Sunday, February 17, 2013

Saving the Universe

If I could only live at the pitch that is near madness
When everything is as it was in my childhood
Violent, vivid, and of infinite possibility:
That the sun and the moon broke over my head.
--Richard Eberhart, 20th century American Poet

If Frodo doesn’t get that ring to Mount Doom, it will be the end of Middle-Earth!! If the X-Men don’t defeat Magneto, all Earth will be enslaved to his will!! If Picard doesn’t convince Q that mankind has value, he’ll destroy all humanity!! If the Doctor doesn’t stop Davros, all of space and time will cease to exist!!

The highest of high stakes usually drive the tales we love. Epic, heart-lifting stories demand epic settings--we don’t long for the telling of the stirring saga of the struggle of Nicholas, Son of David, to get his homework done on Tuesday night. You’d think the High-Stakes Story would become a dull cliche (And we can all think of the times we’ve groaned at things like Armageddon or risible Bond villain Max Zorin. What are we going to do tonight, Brain? The same thing we do every night, Pinky--try to take over the WORLD! Mine is an evil laugh!!), but apparently we have a boundless not only tolerance but appetite for life-or-death challenges.

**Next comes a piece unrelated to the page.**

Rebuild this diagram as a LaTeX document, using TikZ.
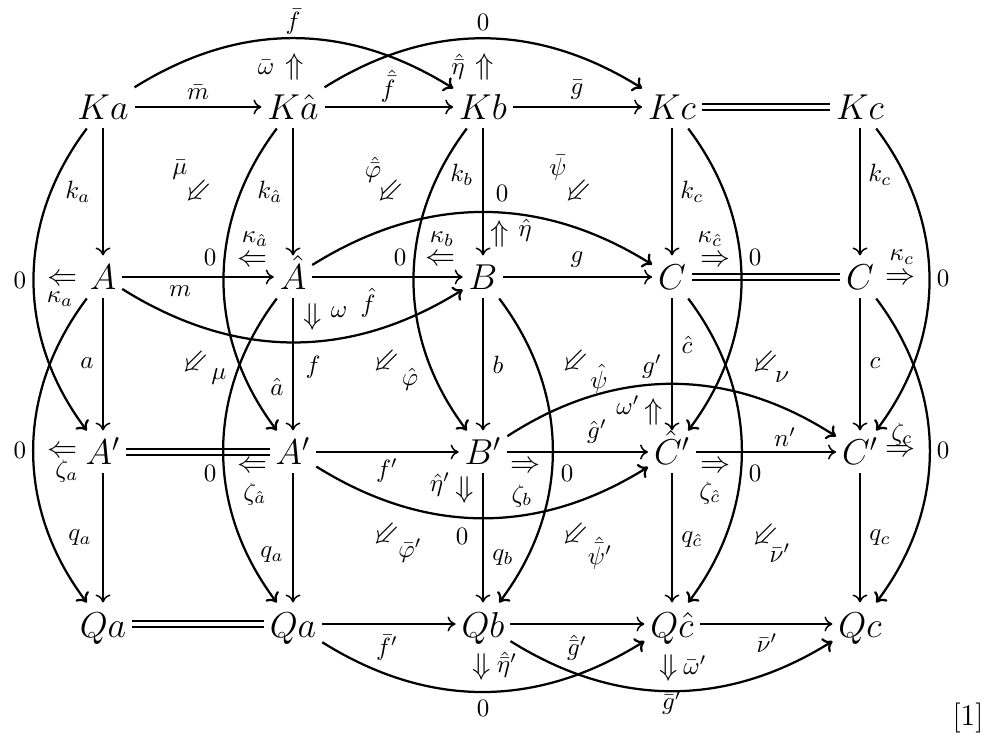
\documentclass[tikz,border=0pt]{standalone}
\usepackage{amsmath,amssymb}
\usetikzlibrary{arrows.meta}
\begin{document}
\begin{tikzpicture}[x=0.4pt,y=0.4pt,
  obj/.style={font=\Large, inner sep=2.2pt, text height=11.4pt, text depth=1pt},
  lab/.style={font=\normalsize, inner sep=0pt},
  cell/.style={font=\large, inner sep=0pt},
  ar/.style={line width=0.6pt, -{Computer Modern Rightarrow[length=3.2pt,width=6pt]}},
  crv/.style={line width=0.9pt, -{Computer Modern Rightarrow[length=3.5pt,width=6.5pt]}},
  eq/.style={double, double distance=1.8pt, line width=0.6pt}]
\useasboundingbox (0,0) rectangle (985,-737);
% objects
\node[obj] (Ka)  at (103,-107) {$Ka$};
\node[obj] (Kh)  at (293,-107) {$K\hat a$};
\node[obj] (Kb)  at (483,-107) {$Kb$};
\node[obj] (Kc)  at (672,-107) {$Kc$};
\node[obj] (Kc2) at (860,-107) {$Kc$};
\node[obj] (A)   at (103,-277) {$A$};
\node[obj] (Ah)  at (293,-277) {$\hat A$};
\node[obj] (B)   at (483,-277) {$B$};
\node[obj] (C)   at (672,-277) {$C$};
\node[obj] (C2)  at (860,-277) {$C$};
\node[obj] (Ap)  at (103,-452) {$A'$};
\node[obj] (Ap2) at (293,-452) {$A'$};
\node[obj] (Bp)  at (483,-452) {$B'$};
\node[obj] (Chp) at (672,-452) {$\hat C'$};
\node[obj] (Cp)  at (860,-452) {$C'$};
\node[obj] (Qa)  at (103,-624) {$Qa$};
\node[obj] (Qa2) at (293,-624) {$Qa$};
\node[obj] (Qb)  at (483,-624) {$Qb$};
\node[obj] (Qc)  at (672,-624) {$Q\hat c$};
\node[obj] (Qc2) at (860,-624) {$Qc$};
% horizontal arrows
\draw[ar] (Ka) -- (Kh);
\draw[ar] (Kh) -- (Kb);
\draw[ar] (Kb) -- (Kc);
\draw[eq] (Kc) -- (Kc2);
\draw[ar] (A) -- (Ah);
\draw[ar] (Ah) -- (B);
\draw[ar] (B) -- (C);
\draw[eq] (C) -- (C2);
\draw[eq] (Ap) -- (Ap2);
\draw[ar] (Ap2) -- (Bp);
\draw[ar] (Bp) -- (Chp);
\draw[ar] (Chp) -- (Cp);
\draw[eq] (Qa) -- (Qa2);
\draw[ar] (Qa2) -- (Qb);
\draw[ar] (Qb) -- (Qc);
\draw[ar] (Qc) -- (Qc2);
% vertical arrows
\draw[ar] (Ka) -- (A);
\draw[ar] (Kh) -- (Ah);
\draw[ar] (Kb) -- (B);
\draw[ar] (Kc) -- (C);
\draw[ar] (Kc2) -- (C2);
\draw[ar] (A) -- (Ap);
\draw[ar] (Ah) -- (Ap2);
\draw[ar] (B) -- (Bp);
\draw[ar] (C) -- (Chp);
\draw[ar] (C2) -- (Cp);
\draw[ar] (Ap) -- (Qa);
\draw[ar] (Ap2) -- (Qa2);
\draw[ar] (Bp) -- (Qb);
\draw[ar] (Chp) -- (Qc);
\draw[ar] (Cp) -- (Qc2);
% curved arrows
\draw[crv] (Ka) to[out=32,in=148] (Kb);
\draw[crv] (Kh) to[out=32,in=148] (Kc);
\draw[crv] (Ah) to[out=32,in=148] (C);
\draw[crv] (A) to[out=-32,in=-148] (B);
\draw[crv] (Ap2) to[out=-32,in=-148] (Chp);
\draw[crv] (Bp) to[out=33,in=147] (Cp);
\draw[crv] (Qa2) to[out=-32,in=-148] (Qc);
\draw[crv] (Qb) to[out=-32,in=-148] (Qc2);
\draw[crv] (Ka) to[out=233,in=127] (Ap);
\draw[crv] (A) to[out=233,in=127] (Qa);
\draw[crv] (Kh) to[out=233,in=127] (Ap2);
\draw[crv] (Ah) to[out=233,in=127] (Qa2);
\draw[crv] (Kb) to[out=233,in=127] (Bp);
\draw[crv] (B) to[out=-53,in=53] (Qb);
\draw[crv] (Kc) to[out=-53,in=53] (Chp);
\draw[crv] (C) to[out=-53,in=53] (Qc);
\draw[crv] (Kc2) to[out=-53,in=53] (Cp);
\draw[crv] (C2) to[out=-53,in=53] (Qc2);
% labels: top row
\node[lab] (l1) at (198,-92) {$\bar m$};
\node[lab] (l2) at (388,-86) {$\hat{\bar f}$};
\node[lab] (l3) at (577,-90) {$\bar g$};
\node[lab] (l4) at (293,-22) {$\bar f$};
\node[lab] (l5) at (483,-22) {$0$};
\node[lab] (l6) at (266,-67) {$\bar\omega$};
\node[cell] (c6) at (295,-67) {$\Uparrow$};
\node[lab] (l7) at (458,-67) {$\hat{\bar\eta}$};
\node[cell] (c7) at (485,-67) {$\Uparrow$};
\node[lab] (l8) at (78,-192) {$k_a$};
\node[lab] (l9) at (270,-192) {$k_{\hat a}$};
\node[lab] (l10) at (462,-175) {$k_b$};
\node[lab] (l11) at (692,-192) {$k_c$};
\node[lab] (l12) at (880,-175) {$k_c$};
\node[lab] (l13) at (180,-170) {$\bar\mu$};
\node[cell,rotate=45] (c13) at (199,-193) {$\Leftarrow$};
\node[lab] (l14) at (373,-170) {$\hat{\bar\varphi}$};
\node[cell,rotate=45] (c14) at (391,-193) {$\Leftarrow$};
\node[lab] (l15) at (558,-168) {$\bar\psi$};
\node[cell,rotate=45] (c15) at (579,-193) {$\Leftarrow$};
\node[lab] (l16) at (502,-193) {$0$};
\node[cell] (c17) at (500,-234) {$\Uparrow$};
\node[lab] (l17) at (525,-230) {$\hat\eta$};
% row A labels
\node[lab] (l18) at (255,-239) {$\kappa_{\hat a}$};
\node[cell] (c18) at (252,-261) {$\Leftarrow$};
\node[lab] (z18) at (210,-257) {$0$};
\node[lab] (l19) at (442,-239) {$\kappa_b$};
\node[cell] (c19) at (440,-260) {$\Leftarrow$};
\node[lab] (z19) at (400,-257) {$0$};
\node[lab] (l20) at (710,-239) {$\kappa_{\hat c}$};
\node[cell] (c20) at (715,-261) {$\Rightarrow$};
\node[lab] (z20) at (755,-257) {$0$};
\node[lab] (l21) at (902,-257) {$\kappa_c$};
\node[cell] (c21) at (900,-279) {$\Rightarrow$};
\node[lab] (z21) at (943,-278) {$0$};
\node[lab] (z22) at (20,-280) {$0$};
\node[cell] (c22) at (62,-280) {$\Leftarrow$};
\node[lab] (l22) at (60,-299) {$\kappa_a$};
\node[lab] (l23) at (577,-260) {$g$};
\node[lab] (l24) at (180,-291) {$m$};
\node[lab] (l25) at (368,-303) {$\hat f$};
\node[cell] (c26) at (313,-317) {$\Downarrow$};
\node[lab] (l26) at (339,-312) {$\omega$};
\node[lab] (l27) at (313,-367) {$f$};
% between rows A and A'
\node[cell,rotate=45] (c28) at (196,-364) {$\Leftarrow$};
\node[lab] (l28) at (219,-377) {$\mu$};
\node[lab] (l29) at (87,-363) {$a$};
\node[lab] (l30) at (277,-387) {$\hat a$};
\node[cell,rotate=45] (c31) at (387,-363) {$\Leftarrow$};
\node[lab] (l31) at (410,-379) {$\hat\varphi$};
\node[lab] (l32) at (498,-365) {$b$};
\node[cell,rotate=45] (c33) at (576,-363) {$\Leftarrow$};
\node[lab] (l33) at (599,-379) {$\hat\psi$};
\node[lab] (l34) at (687,-345) {$\hat c$};
\node[cell,rotate=45] (c35) at (766,-364) {$\Leftarrow$};
\node[lab] (l35) at (782,-377) {$\nu$};
\node[lab] (l36) at (875,-363) {$c$};
\node[lab] (l37) at (652,-367) {$g'$};
\node[lab] (l38) at (628,-405) {$\omega'$};
\node[cell] (c38) at (654,-412) {$\Uparrow$};
% row A' labels
\node[lab] (l39) at (597,-432) {$\hat g'$};
\node[lab] (l40) at (785,-437) {$n'$};
\node[lab] (l41) at (902,-434) {$\zeta_c$};
\node[cell] (c41) at (900,-451) {$\Rightarrow$};
\node[lab] (z41) at (943,-450) {$0$};
\node[lab] (z42) at (20,-450) {$0$};
\node[cell] (c42) at (62,-452) {$\Leftarrow$};
\node[lab] (l42) at (67,-471) {$\zeta_a$};
\node[lab] (z43) at (210,-473) {$0$};
\node[cell] (c43) at (252,-467) {$\Leftarrow$};
\node[lab] (l43) at (255,-494) {$\zeta_{\hat a}$};
\node[lab] (l44) at (387,-471) {$f'$};
\node[lab] (l45) at (440,-485) {$\hat\eta'$};
\node[cell] (c45) at (465,-490) {$\Downarrow$};
\node[cell] (c46) at (525,-467) {$\Rightarrow$};
\node[lab] (z46) at (567,-473) {$0$};
\node[lab] (l46) at (522,-496) {$\zeta_b$};
\node[cell] (c47) at (715,-467) {$\Rightarrow$};
\node[lab] (z47) at (755,-473) {$0$};
\node[lab] (l47) at (710,-493) {$\zeta_{\hat c}$};
\node[lab] (z48) at (462,-536) {$0$};
% between rows A' and Q
\node[cell,rotate=45] (c49) at (387,-536) {$\Leftarrow$};
\node[lab] (l49) at (410,-551) {$\bar\varphi'$};
\node[lab] (l50) at (503,-558) {$q_b$};
\node[cell,rotate=45] (c51) at (576,-536) {$\Leftarrow$};
\node[lab] (l51) at (600,-553) {$\hat{\bar\psi}'$};
\node[lab] (l52) at (692,-540) {$q_{\hat c}$};
\node[cell,rotate=45] (c53) at (766,-537) {$\Leftarrow$};
\node[lab] (l53) at (780,-553) {$\bar\nu'$};
\node[lab] (l54) at (880,-538) {$q_c$};
\node[lab] (l55) at (80,-538) {$q_a$};
\node[lab] (l56) at (272,-555) {$q_a$};
% bottom row labels
\node[lab] (l57) at (387,-648) {$\bar f'$};
\node[lab] (l58) at (577,-648) {$\hat{\bar g}'$};
\node[lab] (l59) at (767,-643) {$\bar\nu'$};
\node[cell] (c60) at (482,-667) {$\Downarrow$};
\node[lab] (l60) at (507,-665) {$\hat{\bar\eta}'$};
\node[cell] (c61) at (669,-668) {$\Downarrow$};
\node[lab] (l61) at (695,-665) {$\bar\omega'$};
\node[lab] (z62) at (483,-708) {$0$};
\node[lab] (l63) at (672,-703) {$\bar g'$};
\node[font=\large, inner sep=0pt] (ref) at (968,-718) {[1]};
\end{tikzpicture}
\end{document}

Some of that appetite is physiological. Military personnel and journalists can come back from war zones turned into adrenaline/dopamine junkies. Our bodies put the high in “high stakes.” Physically, mentally, and emotionally, we feel good when we are pressured to respond to extremely demanding stimuli. And when those stimuli are fictional, we don’t even have the negative aspects of stress and anxiety to take the edge off--just the thrill of having saved the world! Call of Duty? Nazi Zombies? Oh, yeah!!

The real problem, though, is the problem of civilization. For many people, life is made up of two intractable situations: everyday life can be mastered, but the stakes are low (Nicholas is in fact going to get that homework done on Tuesday night. And Wednesday night. And Thursday night. And next week. And next year.) and humanity’s larger problems carry very high stakes, but they cannot be mastered (I personally can’t stop global warming. Or save the whales. Or end economic injustice. Or reform factory farming. Or stop human trafficking.). Both of these situations are depressing--the scope of our personal lives can seem small and tedious, and the gap between our understanding of vitally important crises and our ability to address them is anguishing. All of a sudden, hopping on a rocket and trying to deflect an asteroid before it hits the Earth looks like a relief--at last a problem I can solve! Yippee-kai-yay!

That said, I am not trying to dismiss the romance of Saving the Universe as escapism for people who are discouraged by reality. On the contrary, I think many of us would in fact be willing to walk into Mordor, and long for the chance to be that heroic, to show our quality. And, in our adult lives where heroism is so abstract and the colors are muted and the unicorns and glitter can be hard to find, tales where the stakes are no less than all of space and time let us become again our mad, mad child selves, burning in the fire of infinite possibility, with the sun and moon breaking over our heads.